Tres días y tres noches tardaron en llegar a la ciudad, en los que don
Quijote quedó fascinado por la vida aventurera que llevaban Roque y
sus hombres. Como la justicia andaba tras ellos, dormían de pie y
con el arma cargada en la mano y cambiaban de lugar a cada instante,
de forma que amanecían aquí y comían allá, unas veces huían sin
saber de quién y otras esperaban sin saber a quién. Y, aunque Roque
vivía de robar a los viajeros, tenía buen cuidado de no ofender a la
gente de bien y obraba siempre con una nobleza que no parecía propia
de un forajido. En el fondo, tenía un natural compasivo y generoso, y
por eso él mismo se lamentaba de llevar aquella vida miserable de
crímenes y asaltos, a la que lo habían arrastrado algunos malos pasos
de juventud. Y tanto se avergonzaba de sus fechorías que alguna vez
el propio don Quijote lo vio llorar de tristeza.

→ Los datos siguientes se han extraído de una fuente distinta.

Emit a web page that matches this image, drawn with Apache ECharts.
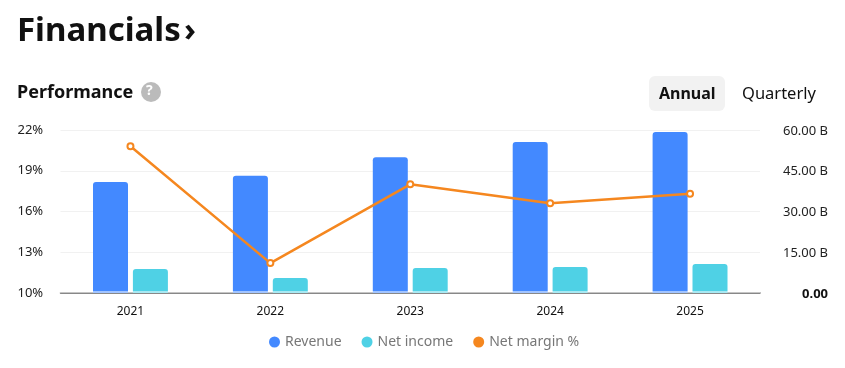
<!DOCTYPE html>
<html><head><meta charset="utf-8">
<style>html,body{margin:0;padding:0;background:#fff}#c{width:845px;height:368px}</style>
<script src="https://cdn.jsdelivr.net/npm/echarts@6/dist/echarts.min.js"></script>
</head><body><div id="c"></div>
<script>
const years = ['2021','2022','2023','2024','2025'];
const revenue = [40.9, 43.2, 50.0, 55.6, 59.3];
const netIncome = [8.8, 5.5, 9.2, 9.6, 10.7];
const netMargin = [20.8, 12.2, 18.0, 16.6, 17.3];
const leftTicks = {10:'10%',13:'13%',16:'16%',19:'19%',22:'22%'};
const rightTicks = {0:'{b|0.00}',15:'15.00 B',30:'30.00 B',45:'45.00 B',60:'60.00 B'};
const font = '"Noto Sans", sans-serif';
const chart = echarts.init(document.getElementById('c'), null, {renderer:'canvas'});
chart.setOption({
  animation:false,
  textStyle:{fontFamily:font},
  grid:{left:60.5,right:85,top:130,bottom:75},
  legend:{bottom:14,left:264,icon:'circle',itemWidth:11,itemHeight:11,itemGap:20,
    textStyle:{color:'#777',fontSize:14,fontFamily:font},
    data:[
      {name:'Revenue',itemStyle:{color:'#4389ff'}},
      {name:'Net income',itemStyle:{color:'#4fd1e5'}},
      {name:'Net margin %',icon:'circle',itemStyle:{color:'#f5871f',borderWidth:0}}
    ]},
  xAxis:{type:'category',data:years,axisTick:{show:false},
    axisLine:{lineStyle:{color:'#666',width:1.5}},
    axisLabel:{color:'#111',fontSize:12,margin:13,fontFamily:font}},
  yAxis:[
    {type:'value',min:10,max:22,interval:3,position:'left',
     splitLine:{lineStyle:{color:'#f1f1f1'}},axisLine:{show:false},axisTick:{show:false},
     axisLabel:{color:'#222',fontSize:13,align:'left',margin:43,padding:[2,0,0,0],fontFamily:font,formatter:v=>leftTicks[v]}},
    {type:'value',min:0,max:60,interval:15,position:'right',
     splitLine:{show:false},axisLine:{show:false},axisTick:{show:false},
     axisLabel:{color:'#222',fontSize:13,align:'right',margin:68,padding:[2,0,0,0],fontFamily:font,
       formatter:v=>rightTicks[v],rich:{b:{fontWeight:'bold',color:'#111',fontSize:13,fontFamily:font}}}}
  ],
  series:[
    {name:'Revenue',type:'bar',yAxisIndex:1,data:revenue,barWidth:35,barGap:'14%',
     itemStyle:{color:'#4389ff',borderRadius:[3,3,0,0]}},
    {name:'Net income',type:'bar',yAxisIndex:1,data:netIncome,barWidth:35,
     itemStyle:{color:'#4fd1e5',borderRadius:[3,3,0,0]}},
    {name:'Net margin %',type:'line',yAxisIndex:0,data:netMargin,symbol:'circle',symbolSize:6,
     showSymbol:true,z:5,
     lineStyle:{color:'#f5871f',width:2.5},
     itemStyle:{color:'#ffffff',borderColor:'#f5871f',borderWidth:2},
     emphasis:{disabled:true}}
  ],
  graphic:[
    {type:'text',left:17,top:15,style:{text:'Financials',font:'bold 33px '+font,fill:'#111'}},
    {type:'text',left:184,top:15,style:{text:'›',font:'bold 33px '+font,fill:'#111'}},
    {type:'text',left:17,top:84,style:{text:'Performance',font:'bold 18px '+font,fill:'#111'}},
    {type:'circle',shape:{cx:151,cy:92,r:10},style:{fill:'#bbbbbb'}},
    {type:'text',left:146,top:84,style:{text:'?',font:'bold 14px '+font,fill:'#fff'}},
    {type:'rect',shape:{x:649,y:76,width:76,height:35,r:6},style:{fill:'#f2f2f2'}},
    {type:'text',left:659,top:86,style:{text:'Annual',font:'bold 16px '+font,fill:'#111'}},
    {type:'text',left:742,top:86,style:{text:'Quarterly',font:'16.5px '+font,fill:'#111'}},
    {type:'rect',z:3,shape:{x:60,y:291.6,width:700,height:1},style:{fill:'#fff'}}
  ]
});
</script></body></html>
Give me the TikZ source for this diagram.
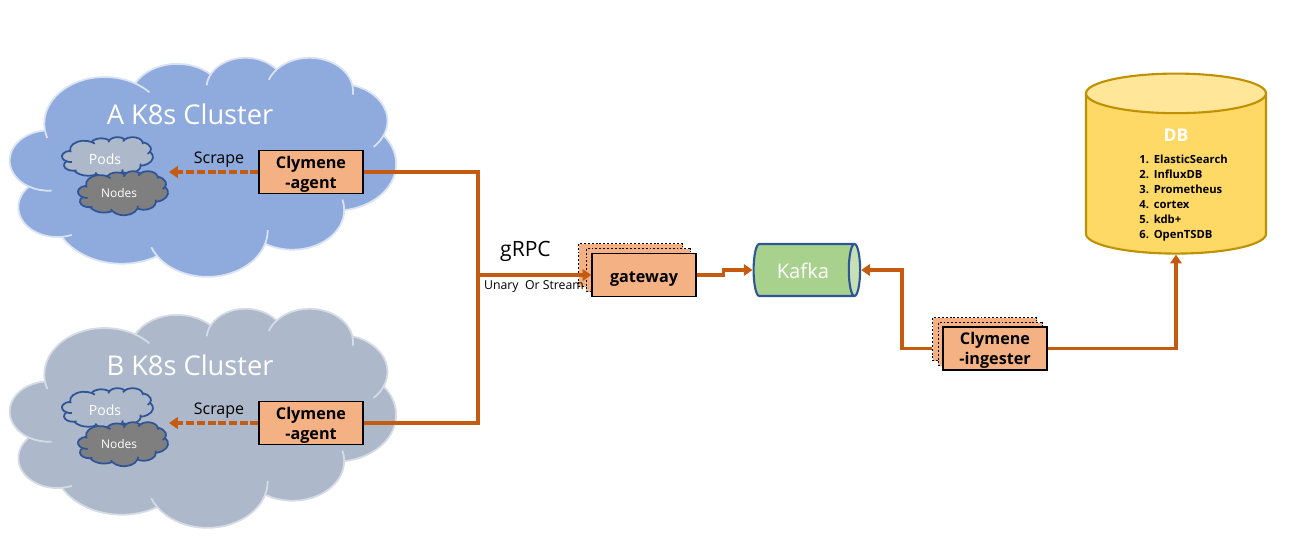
\documentclass[tikz,border=0pt]{standalone}
\usepackage{fontspec}
\setmainfont{Open Sans}
\usetikzlibrary{arrows.meta, positioning, calc, shapes.geometric}
\definecolor{clusterblue}{HTML}{8FAADC}
\definecolor{clustergrey}{HTML}{ADB9CA}
\definecolor{clusterblueedge}{HTML}{DAE3F3}
\definecolor{clustergreyedge}{HTML}{D6DCE5}
\definecolor{podedge}{HTML}{2F5597}
\definecolor{nodegrey}{HTML}{7F7F7F}
\definecolor{boxorange}{HTML}{F4B183}
\definecolor{wireorange}{HTML}{C55A11}
\definecolor{kafkagreen}{HTML}{A9D18E}
\definecolor{kafkaend}{HTML}{C5E0B4}
\definecolor{dbyellow}{HTML}{FFD966}
\definecolor{dbtop}{HTML}{FFE699}
\definecolor{dbedge}{HTML}{BF9000}
\tikzset{
  pics/puffy/.style={code={
    \path[pic actions] (3.9,14.37) coordinate (-p1)
      arc[start angle=-187.75, end angle=-59.6, x radius=6.753, y radius=9.19] coordinate (-p2)
      arc[start angle=-152, end angle=-45.46, x radius=5.333, y radius=7.267] coordinate (-p3)
      arc[start angle=-153.48, end angle=-37.33, x radius=4.365, y radius=5.945] coordinate (-p4)
      arc[start angle=-139.72, end angle=-10.22, x radius=4.857, y radius=6.595] coordinate (-p5)
      arc[start angle=-74.74, end angle=23.22, x radius=5.333, y radius=7.273] coordinate (-p6)
      arc[start angle=-37.53, end angle=81.86, x radius=6.775, y radius=9.22] coordinate (-p7)
      arc[start angle=0.46, end angle=122, x radius=5.785, y radius=7.867] coordinate (-p8)
      arc[start angle=16.84, end angle=146.22, x radius=6.752, y radius=9.215] coordinate (-p9)
      arc[start angle=59.01, end angle=150.18, x radius=7.72, y radius=10.543] coordinate (-p10)
      arc[start angle=-276.69, end angle=-136.89, x radius=4.36, y radius=5.918] coordinate (-p11)
      arc[start angle=-239.6, end angle=-95.88, x radius=4.345, y radius=5.945] -- cycle;
    \path[pic actions, fill=none]
      (-p1) arc[start angle=-187.75, end angle=-198, x radius=6.753, y radius=9.19]
      (-p2) arc[start angle=-59.6, end angle=-42, x radius=6.753, y radius=9.19]
      (-p3) arc[start angle=-153.48, end angle=-175, x radius=4.365, y radius=5.945]
      (-p4) arc[start angle=-139.72, end angle=-160, x radius=4.857, y radius=6.595]
      (-p5) arc[start angle=-10.22, end angle=6, x radius=4.857, y radius=6.595]
      (-p6) arc[start angle=23.22, end angle=45, x radius=5.333, y radius=7.273]
      (-p7) arc[start angle=0.46, end angle=-15, x radius=5.785, y radius=7.867]
      (-p8) arc[start angle=16.84, end angle=0, x radius=6.752, y radius=9.215]
      (-p9) arc[start angle=146.22, end angle=158.5, x radius=6.752, y radius=9.215]
      (-p10) arc[start angle=83.31, end angle=68.2, x radius=4.36, y radius=5.918]
      (-p11) arc[start angle=120.4, end angle=85.5, x radius=4.345, y radius=5.945];
  }},
  wire/.style={draw=wireorange, line width=1.9pt},
  flow/.style={wire, -{Triangle[length=5pt, width=6.5pt]}},
  procbox/.style={draw=black, fill=boxorange, line width=0.7pt, minimum width=20.8mm, minimum height=8.6mm,
    inner sep=0pt, font=\fontsize{9.2}{11.3}\selectfont\bfseries, align=center, text depth=0pt},
  backbox/.style={procbox, line width=0.5pt, dash pattern=on 1.1pt off 1.1pt},
}
\begin{document}
\begin{tikzpicture}[x=0.2mm, y=-0.2mm]
  \useasboundingbox (0,0) rectangle (1293,547);
  % clusters
  \foreach \clu/\dy/\cfill/\cedge in {A/0/clusterblue/clusterblueedge, B/251/clustergrey/clustergreyedge} {
    \pic[fill=\cfill, draw=\cedge, line width=1pt, xscale=8.935, yscale=5.07] at (10,57+\dy) {puffy};
    \pic[fill=clustergrey, draw=podedge, line width=1pt, xscale=2.106, yscale=0.95] at (62,137+\dy) {puffy};
    \pic[fill=nodegrey, draw=podedge, line width=1pt, xscale=2.083, yscale=1.02] at (78,171+\dy) {puffy};
    \node[text=white, font=\fontsize{15.5}{18}\selectfont] (title\clu) at (190,114+\dy) {\clu{} K8s Cluster};
    \node[text=white, font=\fontsize{8}{10}\selectfont] (pods\clu) at (105,159+\dy) {Pods};
    \node[text=white, font=\fontsize{6.8}{8}\selectfont] (nodes\clu) at (119,193+\dy) {Nodes};
    \node[font=\fontsize{9.1}{11}\selectfont] (scrape\clu) at (219,160+\dy) {Scrape};
    \node[procbox] (agent\clu) at (311,172+\dy) {Clymene\\-agent};
    \coordinate (scrapeEnd\clu) at (169,172+\dy);
    \draw[flow, dash pattern=on 4.5pt off 1.6pt] (agent\clu.west) -- (scrapeEnd\clu);
  }
  % gateway stack
  \node[backbox] (gatewayBack) at (630.5,265) {};
  \node[backbox] (gatewayMid) at (638,270) {};
  \node[procbox, text height=8.2pt] (gateway) at (644,275) {gateway};
  \node[font=\fontsize{12}{14}\selectfont] (grpc) at (525.5,251) {gRPC};
  \node[font=\fontsize{7}{8}\selectfont] (rpcmode) at (534,287) {Unary\ \ Or Stream};
  \coordinate (bus) at (478,275);
  \draw[wire] (agentA.east) -| (bus);
  \draw[wire] (agentB.east) -| (bus);
  \draw[flow] (bus) -- (gateway.west);
  % kafka
  \node[cylinder, draw=podedge, line width=1.2pt, cylinder uses custom fill, cylinder body fill=kafkagreen,
    cylinder end fill=kafkaend, shape aspect=1.2, minimum width=10.4mm, minimum height=21.3mm, inner sep=0pt] (kafka) at (803.5,270) {\phantom{x}};
  \node[text=white, font=\fontsize{11.5}{13}\selectfont] (kafkaLabel) at (803,271) {Kafka};
  \draw[flow] (gateway.east) -- ++(27,0) |- (kafka.west);
  % ingester stack
  \node[backbox] (ingesterBack) at (984.5,339) {};
  \node[backbox] (ingesterMid) at (990,344) {};
  \node[procbox] (ingester) at (995,348.5) {Clymene\\-ingester};
  \draw[flow] (ingesterBack.west |- ingester.west) -- ++(-30,0) |- (kafka.east);
  % db
  \node[cylinder, shape border rotate=90, draw=dbedge, line width=1.2pt, cylinder uses custom fill, cylinder body fill=dbyellow,
    cylinder end fill=dbtop, shape aspect=4.3, minimum width=36mm, minimum height=36mm, inner sep=0pt] (db) at (1176,174) {\phantom{x}};
  \node[text=white, font=\fontsize{10}{11}\selectfont\bfseries] (dbtitle) at (1176,135) {DB};
  \node[anchor=north west, inner sep=0pt, align=left, font=\fontsize{6.4}{8.5}\selectfont\bfseries] (dblist) at (1139,155)
    {1.\ \,ElasticSearch\\2.\ \,InfluxDB\\3.\ \,Prometheus\\4.\ \,cortex\\5.\ \,kdb+\\6.\ \,OpenTSDB};
  \draw[flow] (ingester.east) -| (db.south);
\end{tikzpicture}
\end{document}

Al fin, por atajos y sendas escondidas, llegaron a Barcelona, donde don
Quijote y Sancho vieron por primera vez el mar, del que admiraron su
abundancia y su enorme belleza. El verano tocaba a su fin, los días eran
claros y Barcelona se mostraba más hermosa que nunca, hospitalaria con
los forasteros y amistosa con todos. Un amigo de Roque, que se llamaba
don Antonio y era muy rico, acogió en su casa a don Quijote y a Sancho,
pues había leído el libro de Cide Hamete y quería disfrutar de las locuras
de uno y las gracias del otro. Don Antonio y sus amigos celebraron
muchas fiestas en honor de don Quijote, le llevaron a pasear por
Barcelona y hasta lo montaron en una galera para que viese la ciudad
desde el mar. Siempre que se cruzaban con él, se inclinaban en una
reverencia y le regalaban los oídos como si estuvieran delante de un
príncipe, y, aunque en verdad lo hacían en son de burla, don Quijote se
enorgullecía de verse tratar tan a lo señor y pensaba que todo aquello
era un premio por haber socorrido con sus armas a tantos necesitados.